Like other parents, I couldn’t believe my eyes when I saw the first news alert that a school shooting happened – in Newtown, Connecticut – at an elementary school.
Stunning. Devastating. Unimaginable. Heartbreaking. You name it – every emotion comes to mind and has been experienced by so many.
In this time of technology it was informative and overwhelming all at the same time to watch the story unfold. Similar to other tragedies, there’s such a strong feeling of being torn between having no more tears left to read any further and an even stronger feeling that somehow by reading everything and following the story, it would be an expression of support in acknowledging its significance.
With young daughters we’ve raised to be sensitive about others [even those we don’t know] and who’ve seen me cry at movies, books, and otherwise, they’d heard the word empathy before and don’t hesitate to ask why they see tears. We made every effort to follow the common advice of how to approach the subject without creating fear about violence at school.
What created a big learning curve for us was the amount and way in which they heard details from friends and of course the technology where even kids saw images on Facebook and the web. Even at young ages, kids experience the same disbelief.
Why write this and mention again the sadness and strong emotions this tragedy has evoked? When you have that “writer” bone in you like I do, you want to use writing as a form as expression. I often “dream” about the things I’d say when writing letters, articles, and otherwise. That first weekend of Dec. 14th, I dreamt of writing to the families to express our sympathy, writing to the emergency workers who comforted the other children at school who survived, and so on; but I also dreamt of being on the news team of reporters and walking that fine line of telling the story while exercising compassion.
Having studied journalism, I have both appreciated the wide coverage of the story and cringed upon reading some others. When I was Editor of our college weekly, I was tasked with reporting on a campus stabbing at the time and still recall the letter from the victim who told me I handled the coverage eloquently; as you can tell at age 40, that stuck with me.

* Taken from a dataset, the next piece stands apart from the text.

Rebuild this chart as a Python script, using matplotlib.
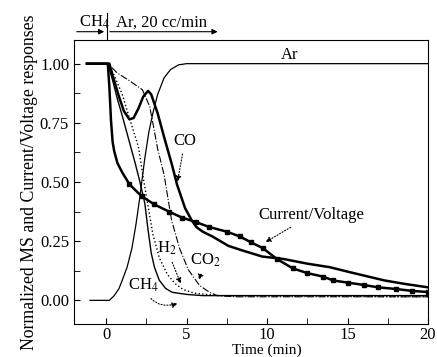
import matplotlib
matplotlib.use("Agg")
import matplotlib.pyplot as plt

plt.rcParams['font.family'] = ['Liberation Serif', 'DejaVu Serif']
plt.rcParams['mathtext.fontset'] = 'stix'

# Ar (thin solid)
t_ar = [-1.0, 0.2, 0.5, 0.8, 1.0, 1.3, 1.6, 1.85, 2.1, 2.4, 2.65, 2.9, 3.2, 3.6, 4.0, 4.5, 5.0, 20.0]
ar = [0.0, 0.0, 0.02, 0.05, 0.085, 0.14, 0.22, 0.32, 0.44, 0.6, 0.71, 0.79, 0.87, 0.94, 0.975, 0.995, 1.0, 1.0]

# Current/Voltage (thick, squares)
t_cv = [-1.2, -0.6, 0.0, 0.1, 0.2, 0.3, 0.4, 0.5, 0.7, 1.0, 1.45, 2.2, 3.0, 3.9, 4.7, 5.6, 6.4,
        7.5, 8.3, 9.0, 9.75, 10.6, 11.6, 12.5, 13.5, 14.1, 15.0, 16.0, 16.9, 18.0, 19.0, 20.0]
cv = [1.0, 1.0, 1.0, 1.0, 0.9, 0.76, 0.67, 0.63, 0.58, 0.54, 0.49, 0.44, 0.405, 0.375, 0.35, 0.33, 0.31,
      0.29, 0.27, 0.245, 0.22, 0.175, 0.135, 0.115, 0.10, 0.084, 0.075, 0.065, 0.055, 0.048, 0.04, 0.035]

# CO (solid, noisy tail)
t_co = [-1.2, 0.0, 0.2, 0.4, 0.8, 1.1, 1.44, 1.7, 2.0, 2.3, 2.6, 2.8, 3.2, 3.6, 4.1, 4.4, 4.9, 5.3,
        5.6, 6.0, 6.6, 7.6, 8.5, 9.7, 11.0, 12.5, 13.9, 15.2, 17.3, 18.5, 20.0]
co = [1.0, 1.0, 1.0, 0.95, 0.86, 0.8, 0.765, 0.77, 0.81, 0.86, 0.885, 0.87, 0.79, 0.69, 0.57, 0.49, 0.39, 0.34,
      0.31, 0.29, 0.27, 0.23, 0.21, 0.185, 0.175, 0.155, 0.14, 0.118, 0.084, 0.07, 0.055]

# CH4 (thin solid)
t_ch4 = [-1.0, 0.1, 0.4, 0.7, 1.0, 1.4, 1.8, 2.1, 2.4, 2.6, 2.8, 3.0, 3.3, 3.7, 4.1, 5.0, 6.0, 20.0]
ch4 = [1.0, 1.0, 0.93, 0.85, 0.78, 0.68, 0.58, 0.5, 0.41, 0.3, 0.2, 0.14, 0.085, 0.05, 0.034, 0.025, 0.02, 0.02]

# H2 (dotted)
t_h2 = [-1.0, 0.1, 0.5, 1.0, 1.4, 2.0, 2.3, 2.6, 2.9, 3.3, 3.8, 4.3, 4.8, 5.5, 7.0, 20.0]
h2 = [1.0, 1.0, 0.95, 0.87, 0.78, 0.65, 0.52, 0.4, 0.28, 0.18, 0.11, 0.07, 0.045, 0.03, 0.02, 0.015]

# CO2 (dash-dot)
t_co2 = [-1.0, 0.1, 0.7, 1.4, 2.25, 2.7, 2.9, 3.2, 3.6, 4.06, 4.56, 5.1, 5.8, 6.4, 6.9, 8.0, 20.0]
co2 = [1.0, 1.0, 0.96, 0.93, 0.89, 0.82, 0.75, 0.64, 0.53, 0.34, 0.22, 0.13, 0.063, 0.035, 0.02, 0.015, 0.015]

fig = plt.figure(figsize=(4.37, 3.57), dpi=100)
ax = fig.add_axes([0.1693, 0.0924, 0.8101, 0.7956])

ax.plot(t_ar, ar, 'k-', lw=0.9)
ax.plot(t_ch4, ch4, 'k-', lw=1.0)
ax.plot(t_h2, h2, 'k:', lw=1.0)
ax.plot(t_co2, co2, 'k-.', lw=0.8)
ax.plot(t_co, co, 'k-', lw=1.8)
ax.plot(t_cv, cv, 'k-', lw=1.8, marker='s', ms=3.5, markevery=slice(10, None))

ax.set_xlim(-2, 20)
ax.set_ylim(-0.1, 1.1)
ax.set_xticks([0, 5, 10, 15, 20])
ax.set_xticks([2.5, 7.5, 12.5, 17.5], minor=True)
ax.set_yticks([0.0, 0.25, 0.5, 0.75, 1.0])
ax.set_yticks([0.125, 0.375, 0.625, 0.875], minor=True)
ax.set_yticklabels(['0.00', '0.25', '0.50', '0.75', '1.00'])
ax.tick_params(which='both', direction='in', labelsize=12, top=False, right=False)
ax.tick_params(which='major', length=4)
ax.tick_params(which='minor', length=4)
ax.tick_params(axis='x', pad=2)

ax.set_ylabel('Normalized MS and Current/Voltage responses', fontsize=12.8, labelpad=1)
fig.text(267 / 437, 0.001, 'Time (min)', ha='center', va='bottom', fontsize=11)

# labels on curves
arrow = dict(arrowstyle='-|>', linestyle=':', lw=0.8, color='k', mutation_scale=8)
ax.text(11.4, 1.035, 'Ar', fontsize=12, ha='center', va='center')
ax.annotate('CO', xy=(4.4, 0.49), xytext=(4.9, 0.675), fontsize=12, ha='center', va='center', arrowprops=arrow)
ax.annotate('H$_2$', xy=(4.7, 0.06), xytext=(3.75, 0.22), fontsize=12, ha='center', va='center', arrowprops=arrow)
ax.annotate('CO$_2$', xy=(5.7, 0.075), xytext=(6.2, 0.17), fontsize=12, ha='center', va='center', arrowprops=arrow)
ax.annotate('CH$_4$', xy=(4.6, -0.01), xytext=(2.3, 0.065), fontsize=12, ha='center', va='center',
            arrowprops=dict(arrow, connectionstyle='arc3,rad=0.5'))
ax.annotate('Current/Voltage', xy=(9.75, 0.24), xytext=(12.75, 0.36), fontsize=12, ha='center', va='center',
            arrowprops=arrow)

# gas switching marks above the plot
ax.annotate('', xy=(0.05, 1.135), xytext=(-2.0, 1.135), annotation_clip=False,
            arrowprops=dict(arrowstyle='-|>', lw=0.8, color='k', mutation_scale=8))
ax.annotate('', xy=(7.1, 1.135), xytext=(0.05, 1.135), annotation_clip=False,
            arrowprops=dict(arrowstyle='-|>', lw=0.8, color='k', mutation_scale=8))
ax.plot([0.05, 0.05], [1.1, 1.215], 'k-', lw=0.8, clip_on=False)
ax.text(-0.75, 1.175, 'CH$_4$', fontsize=12, ha='center', va='center')
ax.text(3.45, 1.175, 'Ar, 20 cc/min', fontsize=12, ha='center', va='center')

fig.savefig('out.png', dpi=100)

So you see, I’m already at this point and haven’t gotten to the point of writing! As someone who often struggles with identifying the positives in the midst of an overwhelming situation, I found myself grasping at this from afar. With a heavy heart and after taking in so much sad information, it’s only natural to want to feel something lighter.
Here are my observations:
- People that seldom prayed before are praying; friends and relatives that rarely show PDA are now hugging
- While Facebook meant the sharing of many news articles and photos, it’s also meant sharing lots of hero stories, encouraging poems, and spiritual posts
- Angels have become the symbol of these children and their teachers – those who hadn’t talked about angels or heaven before are now embracing the belief
- Daughters, sons, best friends, teachers – those who lost their lives are named over and over, close up images all over – an incredible testament; this doesn’t happen with every tragic story where generally names are initially released and then only occasionally mentioned again; with Newtown, many, many tributes contain each victim’s name - from statues, crosses and trees to teddy bears, stocking and other memorials
- Teachers and school staff who spend 6+ hours with children each day have regained their admiration of the many families across the country – there’s no way you couldn’t be touched by what you’ve heard about these teachers who truly took care of these children as if their own, their actions putting the kids first (just typing this now makes me teary all over again). It’s every parent’s hope that your child spends the day with someone as incredible as they are; stories like what happened in that first grade classroom reinforce a belief that a teacher takes on a very critical role for our children
- Stories and images of the many, many adults who suddenly were named heroes even though they likely were unsung heroes before December 14th – school staff, community volunteers,neighbors, police and rescue workers from around the state and beyond – each headline more touching than the last (Did you see the headline about the NFL Giants game?)
- The contagious spirit called Random Acts of Kindness – from the stories of distant philanthropists sending monetary donations, coffee deliveries, bakers travelling to deliver pies, massive pizza and burger deliveries – to the random acts all over in Newtown’s honor – drive through stories of customers paying for others and so on. What an incredible way to take such collective sadness, channel that energy and inspire goodness toward others?
So what's left to be said? Again - referring to the newsfeed on Facebook - it's heartwarming to see the stories from the families and how they feel so supported by this country and others from afar.
The magnitude of the sense of community compassion is simply incredible. You are not alone is a sentiment we keep seeing from our community to another, all faiths, all kinds of families, all kinds of expressions of love and kindness. Let's all do our part, however small or large, to sustain that compassion and support and just as important, let's perpetuate the spirit and goodwill of Random Acts of Kindess.